Your task: Beginning with the line that contains "Emit a Python", retype the entries below exactly, ending with the line that contains "y_ticks = [0, 20, 40, 60, 80, 100]". Leave out any pictures.

====== Data shown ======

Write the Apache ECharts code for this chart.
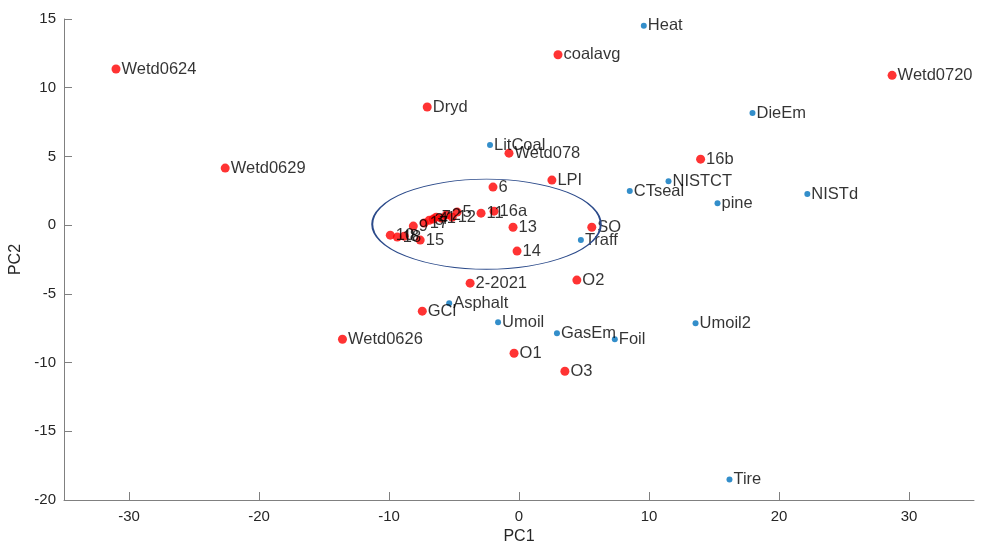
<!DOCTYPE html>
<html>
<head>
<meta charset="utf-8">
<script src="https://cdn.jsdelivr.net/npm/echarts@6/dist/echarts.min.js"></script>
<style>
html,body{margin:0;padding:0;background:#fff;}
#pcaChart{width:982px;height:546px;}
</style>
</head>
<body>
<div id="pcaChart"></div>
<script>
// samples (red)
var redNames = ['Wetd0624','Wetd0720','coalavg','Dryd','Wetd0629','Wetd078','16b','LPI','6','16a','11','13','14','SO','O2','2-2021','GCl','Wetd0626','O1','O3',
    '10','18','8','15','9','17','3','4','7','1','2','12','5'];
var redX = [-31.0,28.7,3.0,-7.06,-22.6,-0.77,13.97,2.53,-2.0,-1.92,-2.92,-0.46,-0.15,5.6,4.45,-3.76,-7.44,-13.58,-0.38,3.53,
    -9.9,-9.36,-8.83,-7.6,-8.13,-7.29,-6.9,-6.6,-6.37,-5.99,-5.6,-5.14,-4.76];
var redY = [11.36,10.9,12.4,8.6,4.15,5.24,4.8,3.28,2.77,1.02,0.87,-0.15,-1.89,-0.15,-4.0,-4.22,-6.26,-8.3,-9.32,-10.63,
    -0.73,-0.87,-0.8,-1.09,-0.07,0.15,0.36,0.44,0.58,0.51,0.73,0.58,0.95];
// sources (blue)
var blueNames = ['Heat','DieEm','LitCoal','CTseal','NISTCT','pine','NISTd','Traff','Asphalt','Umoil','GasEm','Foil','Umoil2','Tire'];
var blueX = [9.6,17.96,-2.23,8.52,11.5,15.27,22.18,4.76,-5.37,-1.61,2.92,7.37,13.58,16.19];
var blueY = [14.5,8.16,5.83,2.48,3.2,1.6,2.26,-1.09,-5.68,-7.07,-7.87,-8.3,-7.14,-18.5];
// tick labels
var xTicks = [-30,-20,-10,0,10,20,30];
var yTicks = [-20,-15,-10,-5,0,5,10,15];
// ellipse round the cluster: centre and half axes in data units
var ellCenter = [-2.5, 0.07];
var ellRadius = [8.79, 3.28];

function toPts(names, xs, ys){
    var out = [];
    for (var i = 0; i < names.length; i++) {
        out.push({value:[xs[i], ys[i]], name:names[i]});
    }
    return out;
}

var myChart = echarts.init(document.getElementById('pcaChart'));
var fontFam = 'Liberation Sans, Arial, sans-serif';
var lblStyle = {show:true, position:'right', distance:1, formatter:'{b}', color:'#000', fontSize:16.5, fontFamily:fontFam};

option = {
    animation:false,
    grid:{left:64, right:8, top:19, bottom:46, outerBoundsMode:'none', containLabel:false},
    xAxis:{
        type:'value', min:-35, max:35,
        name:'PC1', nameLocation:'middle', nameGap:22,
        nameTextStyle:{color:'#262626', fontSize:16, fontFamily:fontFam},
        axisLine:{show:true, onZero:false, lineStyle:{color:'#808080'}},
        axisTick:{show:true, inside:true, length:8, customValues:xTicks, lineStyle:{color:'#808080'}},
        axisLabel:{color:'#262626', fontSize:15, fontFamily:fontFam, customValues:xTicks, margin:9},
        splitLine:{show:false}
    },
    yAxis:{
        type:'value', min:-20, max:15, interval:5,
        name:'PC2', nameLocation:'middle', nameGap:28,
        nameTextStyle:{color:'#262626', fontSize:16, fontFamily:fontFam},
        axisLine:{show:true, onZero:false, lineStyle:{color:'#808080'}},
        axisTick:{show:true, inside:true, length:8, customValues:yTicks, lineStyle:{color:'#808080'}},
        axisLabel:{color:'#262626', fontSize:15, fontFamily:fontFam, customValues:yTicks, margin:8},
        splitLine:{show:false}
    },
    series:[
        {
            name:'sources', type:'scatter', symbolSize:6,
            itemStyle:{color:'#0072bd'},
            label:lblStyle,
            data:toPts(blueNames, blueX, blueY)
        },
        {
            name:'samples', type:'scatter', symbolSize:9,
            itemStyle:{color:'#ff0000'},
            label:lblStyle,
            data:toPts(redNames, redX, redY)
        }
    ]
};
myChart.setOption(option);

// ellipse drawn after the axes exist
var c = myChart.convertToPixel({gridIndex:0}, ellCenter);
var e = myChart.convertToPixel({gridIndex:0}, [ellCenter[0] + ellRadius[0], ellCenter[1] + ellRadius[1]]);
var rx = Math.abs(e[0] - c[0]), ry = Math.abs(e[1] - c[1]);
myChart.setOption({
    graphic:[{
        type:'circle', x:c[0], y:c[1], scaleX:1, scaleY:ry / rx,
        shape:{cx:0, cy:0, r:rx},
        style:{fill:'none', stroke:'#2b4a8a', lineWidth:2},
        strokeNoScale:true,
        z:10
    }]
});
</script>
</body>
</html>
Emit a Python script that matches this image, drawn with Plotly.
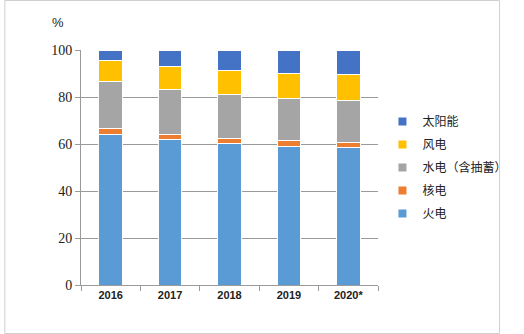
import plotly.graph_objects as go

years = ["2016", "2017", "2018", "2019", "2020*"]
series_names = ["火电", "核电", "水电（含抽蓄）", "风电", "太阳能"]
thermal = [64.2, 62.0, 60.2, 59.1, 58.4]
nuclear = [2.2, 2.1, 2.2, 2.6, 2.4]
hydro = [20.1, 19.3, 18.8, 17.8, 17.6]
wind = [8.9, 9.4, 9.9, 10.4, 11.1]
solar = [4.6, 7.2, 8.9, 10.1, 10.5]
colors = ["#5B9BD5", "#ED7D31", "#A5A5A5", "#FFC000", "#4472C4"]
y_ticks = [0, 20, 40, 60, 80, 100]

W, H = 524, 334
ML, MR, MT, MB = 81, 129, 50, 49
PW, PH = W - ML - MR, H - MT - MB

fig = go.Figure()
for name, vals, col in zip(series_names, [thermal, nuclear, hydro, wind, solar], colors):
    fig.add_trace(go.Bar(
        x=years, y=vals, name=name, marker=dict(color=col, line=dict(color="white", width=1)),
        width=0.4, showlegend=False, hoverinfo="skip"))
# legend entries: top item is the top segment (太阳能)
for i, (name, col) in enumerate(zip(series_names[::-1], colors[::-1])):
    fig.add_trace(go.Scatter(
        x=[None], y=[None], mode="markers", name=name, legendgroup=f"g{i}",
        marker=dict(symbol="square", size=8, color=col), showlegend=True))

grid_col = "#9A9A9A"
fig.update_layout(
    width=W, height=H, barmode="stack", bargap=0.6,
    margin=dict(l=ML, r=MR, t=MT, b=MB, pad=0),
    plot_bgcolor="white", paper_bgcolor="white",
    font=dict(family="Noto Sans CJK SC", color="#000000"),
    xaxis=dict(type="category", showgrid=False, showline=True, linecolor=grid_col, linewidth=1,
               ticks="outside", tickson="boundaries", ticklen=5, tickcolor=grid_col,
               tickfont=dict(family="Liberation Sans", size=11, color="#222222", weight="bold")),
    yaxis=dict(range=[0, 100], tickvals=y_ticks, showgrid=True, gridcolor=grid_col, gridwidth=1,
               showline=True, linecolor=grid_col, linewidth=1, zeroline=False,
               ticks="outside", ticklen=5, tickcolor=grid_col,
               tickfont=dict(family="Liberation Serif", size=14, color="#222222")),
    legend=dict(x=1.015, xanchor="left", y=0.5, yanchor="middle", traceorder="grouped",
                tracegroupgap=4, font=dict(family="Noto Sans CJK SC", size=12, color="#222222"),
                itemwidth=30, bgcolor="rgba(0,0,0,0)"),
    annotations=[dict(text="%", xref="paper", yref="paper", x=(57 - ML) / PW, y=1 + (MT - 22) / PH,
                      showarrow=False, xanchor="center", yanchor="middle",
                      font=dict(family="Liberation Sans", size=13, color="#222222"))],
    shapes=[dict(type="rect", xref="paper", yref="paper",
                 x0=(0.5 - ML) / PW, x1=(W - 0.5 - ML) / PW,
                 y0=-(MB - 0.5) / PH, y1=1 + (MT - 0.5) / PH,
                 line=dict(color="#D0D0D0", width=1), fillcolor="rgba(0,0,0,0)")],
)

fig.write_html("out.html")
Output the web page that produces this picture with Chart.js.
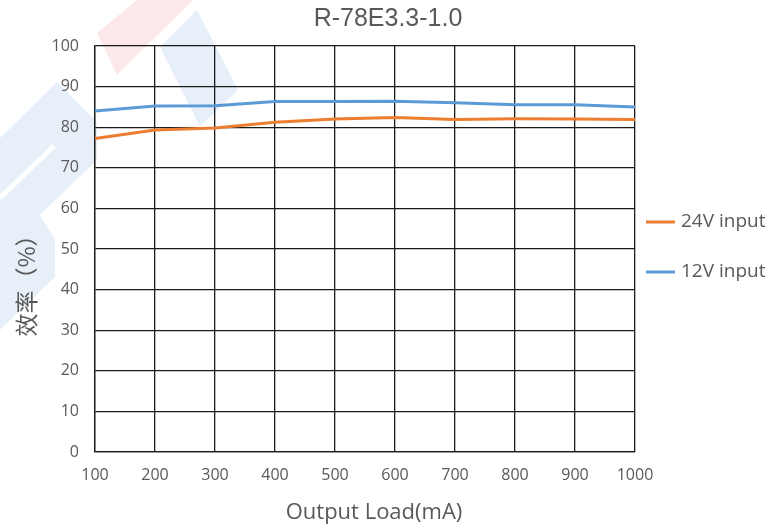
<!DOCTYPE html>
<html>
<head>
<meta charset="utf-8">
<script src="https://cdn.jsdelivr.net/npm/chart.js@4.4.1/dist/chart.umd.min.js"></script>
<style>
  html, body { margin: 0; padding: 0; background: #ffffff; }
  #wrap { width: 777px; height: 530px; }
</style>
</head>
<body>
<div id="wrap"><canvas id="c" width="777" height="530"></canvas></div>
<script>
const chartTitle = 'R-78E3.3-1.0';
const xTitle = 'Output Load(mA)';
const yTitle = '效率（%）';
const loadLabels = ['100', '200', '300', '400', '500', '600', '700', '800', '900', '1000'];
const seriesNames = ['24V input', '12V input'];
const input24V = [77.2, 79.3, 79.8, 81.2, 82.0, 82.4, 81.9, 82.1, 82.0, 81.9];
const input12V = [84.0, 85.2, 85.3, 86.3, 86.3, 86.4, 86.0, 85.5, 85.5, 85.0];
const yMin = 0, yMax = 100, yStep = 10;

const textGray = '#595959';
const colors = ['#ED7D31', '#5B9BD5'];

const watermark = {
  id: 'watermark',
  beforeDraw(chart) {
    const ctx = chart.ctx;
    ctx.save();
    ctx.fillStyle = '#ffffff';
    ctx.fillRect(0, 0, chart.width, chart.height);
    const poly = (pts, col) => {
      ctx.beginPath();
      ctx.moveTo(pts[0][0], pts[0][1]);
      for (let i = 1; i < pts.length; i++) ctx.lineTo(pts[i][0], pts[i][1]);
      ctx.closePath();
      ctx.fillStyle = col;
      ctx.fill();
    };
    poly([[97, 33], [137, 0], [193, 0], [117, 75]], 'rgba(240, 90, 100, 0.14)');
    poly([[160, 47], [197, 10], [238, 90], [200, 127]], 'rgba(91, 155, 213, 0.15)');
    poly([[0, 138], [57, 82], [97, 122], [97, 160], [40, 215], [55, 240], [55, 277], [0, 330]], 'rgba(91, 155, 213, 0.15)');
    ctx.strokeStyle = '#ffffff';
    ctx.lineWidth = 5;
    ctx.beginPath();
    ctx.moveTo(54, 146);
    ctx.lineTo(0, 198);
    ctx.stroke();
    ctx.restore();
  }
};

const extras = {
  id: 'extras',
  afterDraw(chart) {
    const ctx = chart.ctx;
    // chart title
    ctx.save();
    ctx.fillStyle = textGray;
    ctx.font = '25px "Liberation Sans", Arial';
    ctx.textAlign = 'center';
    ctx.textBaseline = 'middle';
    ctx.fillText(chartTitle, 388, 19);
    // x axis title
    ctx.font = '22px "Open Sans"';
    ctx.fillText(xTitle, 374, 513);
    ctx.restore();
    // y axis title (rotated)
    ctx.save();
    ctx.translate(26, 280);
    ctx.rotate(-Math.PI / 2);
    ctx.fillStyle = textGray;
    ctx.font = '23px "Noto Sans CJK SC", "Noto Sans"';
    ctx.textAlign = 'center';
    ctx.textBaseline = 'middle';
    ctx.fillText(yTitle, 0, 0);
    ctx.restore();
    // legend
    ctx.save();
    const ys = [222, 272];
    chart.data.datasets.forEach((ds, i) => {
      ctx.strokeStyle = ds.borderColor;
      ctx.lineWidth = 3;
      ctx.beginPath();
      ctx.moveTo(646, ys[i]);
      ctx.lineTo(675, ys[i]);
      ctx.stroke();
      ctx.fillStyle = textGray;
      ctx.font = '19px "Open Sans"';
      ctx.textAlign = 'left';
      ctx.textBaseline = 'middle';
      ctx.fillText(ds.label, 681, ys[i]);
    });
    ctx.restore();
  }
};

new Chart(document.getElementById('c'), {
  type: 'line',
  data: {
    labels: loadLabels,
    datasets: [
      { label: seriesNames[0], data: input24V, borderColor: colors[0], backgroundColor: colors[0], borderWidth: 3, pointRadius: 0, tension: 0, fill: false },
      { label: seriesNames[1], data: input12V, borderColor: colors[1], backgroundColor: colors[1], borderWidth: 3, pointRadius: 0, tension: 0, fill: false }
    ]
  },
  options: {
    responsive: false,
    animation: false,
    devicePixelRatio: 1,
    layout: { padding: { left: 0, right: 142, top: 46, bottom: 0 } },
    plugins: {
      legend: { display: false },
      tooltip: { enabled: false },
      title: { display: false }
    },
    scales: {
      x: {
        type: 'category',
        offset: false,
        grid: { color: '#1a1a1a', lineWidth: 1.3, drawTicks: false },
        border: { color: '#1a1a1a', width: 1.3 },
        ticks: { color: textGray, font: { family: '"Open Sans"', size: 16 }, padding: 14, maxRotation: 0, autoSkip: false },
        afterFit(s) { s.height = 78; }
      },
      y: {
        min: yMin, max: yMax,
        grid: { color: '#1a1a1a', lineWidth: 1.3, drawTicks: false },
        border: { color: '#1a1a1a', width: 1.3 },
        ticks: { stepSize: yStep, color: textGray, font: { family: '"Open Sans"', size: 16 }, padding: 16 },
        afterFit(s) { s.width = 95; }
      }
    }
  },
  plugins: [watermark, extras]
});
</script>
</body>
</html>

======

Task solution:
Emit a Python script that matches this image, drawn with Plotly.
import plotly.graph_objects as go

years = ["2016", "2017", "2018", "2019", "2020*"]
series_names = ["火电", "核电", "水电（含抽蓄）", "风电", "太阳能"]
thermal = [64.2, 62.0, 60.2, 59.1, 58.4]
nuclear = [2.2, 2.1, 2.2, 2.6, 2.4]
hydro = [20.1, 19.3, 18.8, 17.8, 17.6]
wind = [8.9, 9.4, 9.9, 10.4, 11.1]
solar = [4.6, 7.2, 8.9, 10.1, 10.5]
colors = ["#5B9BD5", "#ED7D31", "#A5A5A5", "#FFC000", "#4472C4"]
y_ticks = [0, 20, 40, 60, 80, 100]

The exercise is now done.